Response by poster: Guys, thank you for all the advice.

We're going to go look at our car and take some photos at tow place this afternoon.

I spoke with our insurance agent this morning, we only have liability insurance (we're broke students who cannot afford much beyond that) so he said there's really nothing HE can do for us, aside from giving us the number to the injuring party's insurance company. He also advised me that if we were to rent a car we would have to pay for comprehensive insurance on it that probably wouldn't be reimbursed. But we still have to wait until we have a claim number from the responsible party's insurance company.

Again, thank you for the advice.
posted by icarus at 9:41 AM on August 9, 2009

Best answer: Your agent sounds like a piece of shit. You may want to reconsider a lawyer.
posted by peep at 10:09 AM on August 9, 2009 [1 favorite]

Best answer: Whiplash can take a day or two to kick in, I found out (the hard way) last year. You might not actually be fine. Take it easy. And don't be surprised if you're emotionally shaken up by it, either.

Expect it to take a week or two to find out if your car is totaled, if it's not obvious. When my car was rear-ended it was towed to a garage, and the mechanics there came up with an estimate for repairs. If their estimate had been over $10,000, which is the amount my car was officially worth, my insurance company would've sent someone over to check that that was reasonable before declaring it totaled.

We ended up needing a rental for three months while parts were ordered from Japan. My insurance paid $30 a day for it, up to a maximum (90 days, maybe). After that it was up to us to pay for it.
posted by The corpse in the library at 10:17 AM on August 9, 2009

Oh, and one more thing: this is a slooow process. The person who hit us turned out not to have insurance (although he had a card that said he did), and our company is trying to get their money for fixing our car -- and our deductible -- back. This was a year and a half ago, and it still isn't resolved.
posted by The corpse in the library at 10:21 AM on August 9, 2009

Response by poster: @ The corpse in the library:

I know that the father of the girl has insurance, and he sounds like a pretty nice guy. He called my cellphone yesterday while we were in the ER, left a voicemail, and he apologized profusely, said he will do anything that is needed on his end to make this a quick process for us, and all the other right stuff that people say when they think they've encountered a shitstorm.

What kills me is that, where I'm from, 16 year olds have to have an adult passenger accompanying them if they (the 16 year old) are driving themselves. She had another 16 year old accompanying her.

I feel really awful for the father; I know I would hate, hate, hate being in his shoes.
posted by icarus at 10:35 AM on August 9, 2009

Okay, so if your insurance sucks, here's what you need to do:

- Try to talk to someone else at your insurance company. What your agent said sounds like BS to me. (And in the future, I would recommend Geico - I don't pay that much but they are really nice and helpful.)

If that doesn't work...

- Call her insurance company and file a claim. You'll probably need to give an oral statement, send the police report, etc.

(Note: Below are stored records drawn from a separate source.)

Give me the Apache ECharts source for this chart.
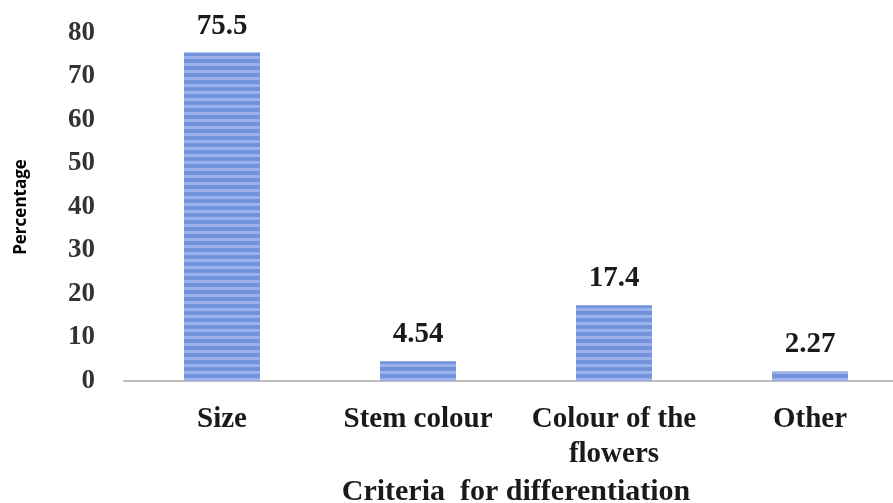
<!DOCTYPE html>
<html>
<head>
<meta charset="utf-8">
<script src="https://cdn.jsdelivr.net/npm/echarts@6/dist/echarts.min.js"></script>
<style>
  html, body { margin: 0; padding: 0; background: #ffffff; }
  #chart { width: 893px; height: 503px; }
</style>
</head>
<body>
<div id="chart"></div>
<script>
// Criteria used to tell the plants apart, in percent of responses
const categories = ['Size', 'Stem colour', 'Colour of the\nflowers', 'Other'];
const percentages = [75.5, 4.54, 17.4, 2.27];
const valueLabels = ['75.5', '4.54', '17.4', '2.27'];
const yTicks = [0, 10, 20, 30, 40, 50, 60, 70, 80];

// Horizontal stripe fill for the bars
function stripeCanvas() {
  const c = document.createElement('canvas');
  c.width = 8; c.height = 7;
  const g = c.getContext('2d');
  g.fillStyle = '#7292dc';
  g.fillRect(0, 0, 8, 7);
  g.fillStyle = '#9ab1ea';
  g.fillRect(0, 0, 8, 3);
  return c;
}

const serif = '"Liberation Serif", "Times New Roman", serif';
const chart = echarts.init(document.getElementById('chart'));
chart.setOption({
  animation: false,
  backgroundColor: '#ffffff',
  grid: {
    left: 124, top: 33, bottom: 122, width: 784,
    containLabel: false, outerBoundsMode: 'none'
  },
  xAxis: {
    type: 'category',
    data: categories,
    name: 'Criteria  for differentiation',
    nameLocation: 'middle',
    nameGap: 93,
    nameTextStyle: { fontFamily: serif, fontWeight: 'bold', fontSize: 30, color: '#1a1a1a' },
    axisLine: { lineStyle: { color: '#bdbdbd', width: 2 } },
    axisTick: { show: false },
    axisLabel: {
      fontFamily: serif, fontWeight: 'bold', fontSize: 29, color: '#1a1a1a',
      lineHeight: 35, margin: 21, interval: 0, verticalAlign: 'top'
    }
  },
  yAxis: {
    type: 'value',
    min: yTicks[0],
    max: yTicks[yTicks.length - 1],
    interval: yTicks[1] - yTicks[0],
    name: 'Percentage',
    nameLocation: 'middle',
    nameGap: 94,
    nameTextStyle: { fontFamily: '"Open Sans", "Liberation Sans", sans-serif', fontWeight: 'bold', fontSize: 17, color: '#000000' },
    axisLine: { show: false },
    axisTick: { show: false },
    splitLine: { show: false },
    axisLabel: { fontFamily: serif, fontWeight: 'bold', fontSize: 27, color: '#333333', margin: 29 }
  },
  series: [{
    type: 'bar',
    data: percentages,
    barWidth: 76,
    itemStyle: { color: { image: stripeCanvas(), repeat: 'repeat' } },
    label: {
      show: true,
      position: 'top',
      distance: 12,
      fontFamily: serif, fontWeight: 'bold', fontSize: 29, color: '#1a1a1a',
      formatter: p => valueLabels[p.dataIndex]
    }
  }]
});
</script>
</body>
</html>
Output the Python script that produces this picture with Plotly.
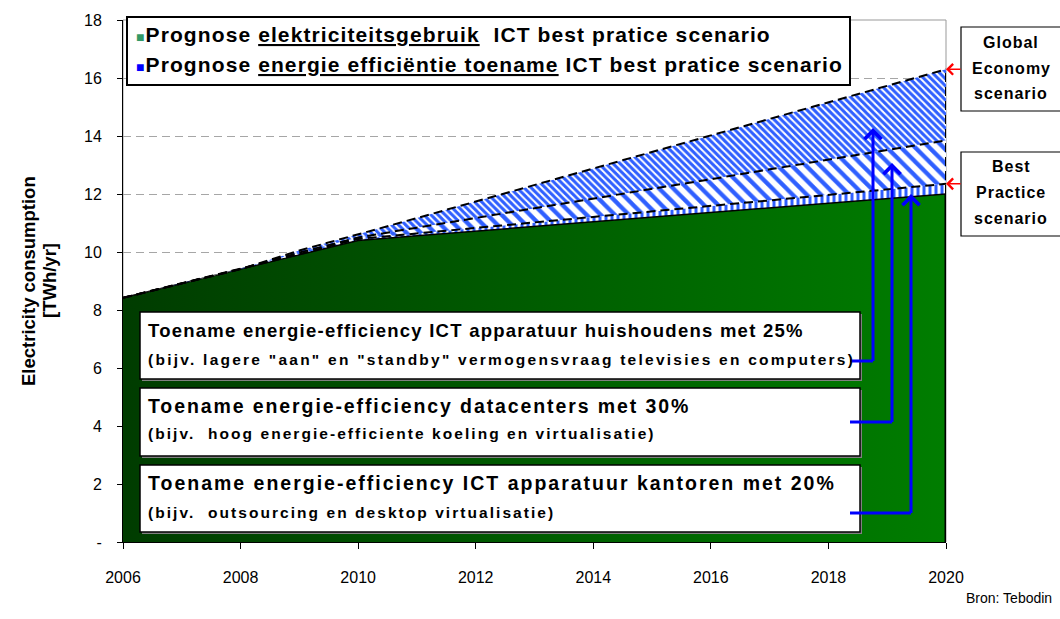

- They'll send a representative to the tow yard to check out your car and assess the damage and how much it is worth. You are going to want to get a 2nd and a 3rd opinion on this, but you may have to pay for this yourself.

- Ask her insurance company if they reimburse for a rental, medical bills, etc.
posted by k8t at 6:26 PM on August 9, 2009

What kills me is that, where I'm from, 16 year olds have to have an adult passenger accompanying them if they (the 16 year old) are driving themselves. She had another 16 year old accompanying her.

Don't let this bother you. She could have still done this with an adult in the car. Don't get hinged on the what-ifs, rather focus on the future and getting things resolved. Be polite with her father, but be careful. You don't want to get too cozy when you may have to be opposed to each other later.